Strontium-90, a radioactive substance used in small quantities in Soviet- made generators as power sources in remote areas, and cesium-137, commonly found inside X-ray machines and in spent nuclear fuel, cannot be fashioned into a nuclear bomb, the way highly enriched uranium would. But if attached to a conventional explosive, these radioactive materials could be turned into one of the most feared terrorist weapons since the September 11, 2001, attacks: a "dirty bomb."

These bombs, which combine conventional explosives and radioactive material,

are capable of producing a dangerous blast and long-lasting radiation effects.

Mustard gas in such a bomb would make the effects of the fallout even more deadly and frightening.

"You could . . . blow it all over the place, make a whole lot of people ill and thousands more very scared," said Charles Digges, a researcher for a

Norwegian environmentalist group, Bellona Foundation.

BBC reported that the boxes contained three curies of cesium and 12 microcuries of strontium.
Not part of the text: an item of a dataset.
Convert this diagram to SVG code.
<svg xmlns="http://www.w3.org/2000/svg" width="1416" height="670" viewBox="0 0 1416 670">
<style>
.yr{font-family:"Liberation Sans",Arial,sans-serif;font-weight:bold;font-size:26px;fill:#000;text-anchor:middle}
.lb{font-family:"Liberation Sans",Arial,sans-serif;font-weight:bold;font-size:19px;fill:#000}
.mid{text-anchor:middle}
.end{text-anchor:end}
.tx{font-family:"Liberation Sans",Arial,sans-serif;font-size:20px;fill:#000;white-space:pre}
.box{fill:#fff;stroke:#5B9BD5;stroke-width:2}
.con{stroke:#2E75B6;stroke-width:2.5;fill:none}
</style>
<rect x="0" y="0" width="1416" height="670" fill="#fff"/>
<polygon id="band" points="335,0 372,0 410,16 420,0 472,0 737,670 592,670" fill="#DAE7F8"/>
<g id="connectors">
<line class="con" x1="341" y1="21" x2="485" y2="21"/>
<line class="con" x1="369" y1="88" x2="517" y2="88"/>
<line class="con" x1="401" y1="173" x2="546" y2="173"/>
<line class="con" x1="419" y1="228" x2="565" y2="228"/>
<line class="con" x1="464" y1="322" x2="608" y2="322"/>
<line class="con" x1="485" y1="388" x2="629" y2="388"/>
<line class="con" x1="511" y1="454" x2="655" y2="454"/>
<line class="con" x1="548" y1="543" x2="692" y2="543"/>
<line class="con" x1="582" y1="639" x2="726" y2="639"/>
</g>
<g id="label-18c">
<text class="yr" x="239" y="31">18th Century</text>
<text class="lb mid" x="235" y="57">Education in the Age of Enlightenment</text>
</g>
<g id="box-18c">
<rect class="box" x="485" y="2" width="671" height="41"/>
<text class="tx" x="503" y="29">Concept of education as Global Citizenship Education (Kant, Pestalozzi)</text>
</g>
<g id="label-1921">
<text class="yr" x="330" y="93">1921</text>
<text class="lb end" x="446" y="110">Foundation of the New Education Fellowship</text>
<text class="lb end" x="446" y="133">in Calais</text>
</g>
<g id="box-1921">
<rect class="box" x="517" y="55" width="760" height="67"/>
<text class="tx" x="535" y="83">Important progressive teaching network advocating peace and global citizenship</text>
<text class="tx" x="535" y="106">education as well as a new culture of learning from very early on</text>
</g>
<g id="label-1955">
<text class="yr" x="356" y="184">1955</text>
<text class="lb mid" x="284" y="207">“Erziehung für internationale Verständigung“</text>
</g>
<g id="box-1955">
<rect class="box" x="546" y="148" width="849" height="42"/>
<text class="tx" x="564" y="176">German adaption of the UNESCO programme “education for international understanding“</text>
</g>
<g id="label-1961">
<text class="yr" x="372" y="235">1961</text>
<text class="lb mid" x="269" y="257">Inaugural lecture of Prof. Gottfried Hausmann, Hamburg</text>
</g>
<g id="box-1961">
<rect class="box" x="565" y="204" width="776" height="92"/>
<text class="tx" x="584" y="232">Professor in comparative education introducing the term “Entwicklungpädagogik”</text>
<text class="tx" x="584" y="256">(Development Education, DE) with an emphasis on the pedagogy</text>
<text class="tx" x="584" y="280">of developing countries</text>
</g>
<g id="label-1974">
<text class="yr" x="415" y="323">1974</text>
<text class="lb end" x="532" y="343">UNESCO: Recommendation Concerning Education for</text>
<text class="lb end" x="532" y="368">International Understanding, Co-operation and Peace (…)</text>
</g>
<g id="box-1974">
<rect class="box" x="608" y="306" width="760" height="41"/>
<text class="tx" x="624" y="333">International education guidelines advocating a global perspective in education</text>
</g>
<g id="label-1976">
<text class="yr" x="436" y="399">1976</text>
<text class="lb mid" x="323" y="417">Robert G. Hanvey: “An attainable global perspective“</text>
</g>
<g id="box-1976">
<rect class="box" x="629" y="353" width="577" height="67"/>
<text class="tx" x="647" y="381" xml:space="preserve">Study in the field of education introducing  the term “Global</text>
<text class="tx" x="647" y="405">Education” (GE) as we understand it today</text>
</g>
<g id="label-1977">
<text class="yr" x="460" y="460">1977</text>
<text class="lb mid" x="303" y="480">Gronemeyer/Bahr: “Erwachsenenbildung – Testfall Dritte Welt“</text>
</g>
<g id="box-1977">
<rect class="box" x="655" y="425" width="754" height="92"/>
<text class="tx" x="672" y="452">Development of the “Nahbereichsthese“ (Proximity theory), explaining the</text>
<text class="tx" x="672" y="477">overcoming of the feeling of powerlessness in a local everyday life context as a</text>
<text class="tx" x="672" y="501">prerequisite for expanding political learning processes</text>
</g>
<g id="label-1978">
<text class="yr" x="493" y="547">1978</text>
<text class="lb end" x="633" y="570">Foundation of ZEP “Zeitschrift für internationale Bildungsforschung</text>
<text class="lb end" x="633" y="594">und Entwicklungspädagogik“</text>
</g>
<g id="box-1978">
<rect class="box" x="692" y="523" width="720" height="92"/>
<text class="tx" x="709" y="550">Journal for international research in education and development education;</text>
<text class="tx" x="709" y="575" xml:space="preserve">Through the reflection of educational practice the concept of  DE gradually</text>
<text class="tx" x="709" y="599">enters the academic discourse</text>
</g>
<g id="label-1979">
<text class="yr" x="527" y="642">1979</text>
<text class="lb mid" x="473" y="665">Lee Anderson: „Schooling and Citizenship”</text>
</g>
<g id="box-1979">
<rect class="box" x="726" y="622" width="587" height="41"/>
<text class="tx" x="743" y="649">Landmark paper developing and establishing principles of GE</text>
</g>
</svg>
Even a tiny fraction of a curie of strontium, if inhaled or ingested, can cause cancer.

Digges suggested that the detained suspects might have wanted to sell the containers to rebels in the breakaway Russian republic of Chechnya, whose border with Georgia, just north of the remote Pankisi Gorge, is porous. The United States and Russia contend that Islamic militants linked to Osama bin Laden's al Qaeda terrorist group have gathered in Pankisi.
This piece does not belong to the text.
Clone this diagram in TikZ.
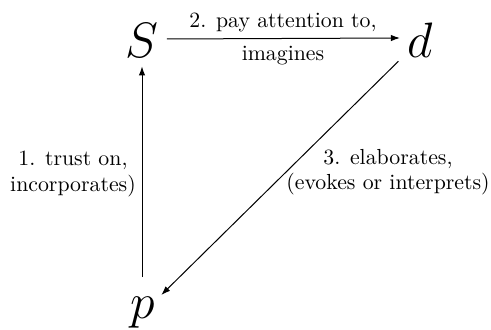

Chechen rebels, who are locked with Russia in a nine-year conflict that has killed thousands on both sides, have repeatedly stated their eagerness to obtain and use nuclear materials for terrorist purposes. In 1995, rebel leader Shamil Basayev planted a container holding cesium-137 in a Moscow park and then tipped off Russian reporters.

Safety measures at Soviet nuclear warfare facilities in modern-day Russia and its former republics are so lax that last year, a Russian lawmaker accompanied by a television crew walked into the heart of a restricted area in Krasnoyarsk, Siberia, where 3,000 tons of highly radioactive spent nuclear fuel are stored.

Security of radioactive substances used in equipment unrelated to the Soviet Union's nuclear weapons programs -- such as X-ray machines or generators -- often is nonexistent, making the former Soviet states a perfect source of "dirty bomb" material.

No one knows how much radioactive material disappears in Russia each year, but Digges said there were "a lot of substandard nuclear thieves" who scavenged hospital equipment and lighthouse batteries for substances they hoped to sell.

They "don't know really the value of what they have, and usually what they have is junk, garbage," Digges said. The suspects in Georgia are "probably also people who don't know what they have and want to sell it to someone like the rebels in Chechnya," he said. "Sooner or later, they will probably turn up at some hospital with their hair falling out."

The boxes of strontium-90 and cesium-137 are not the first containers with radioactive material recovered in Georgia. Eighteen months ago, three hunters gathering firewood in the country's snowy mountain forests stumbled upon two abandoned flashlight-sized canisters of strontium-90 and unwittingly used them to warm up. The hunters suffered severe burns and later died from the exposure.

The largest known seizure of nuclear weapons-grade uranium from the former Soviet Union was also in Georgia, where police arrested three men in 2001 who they said were trying to sell nearly four pounds of uranium-235 to buyers in Turkey.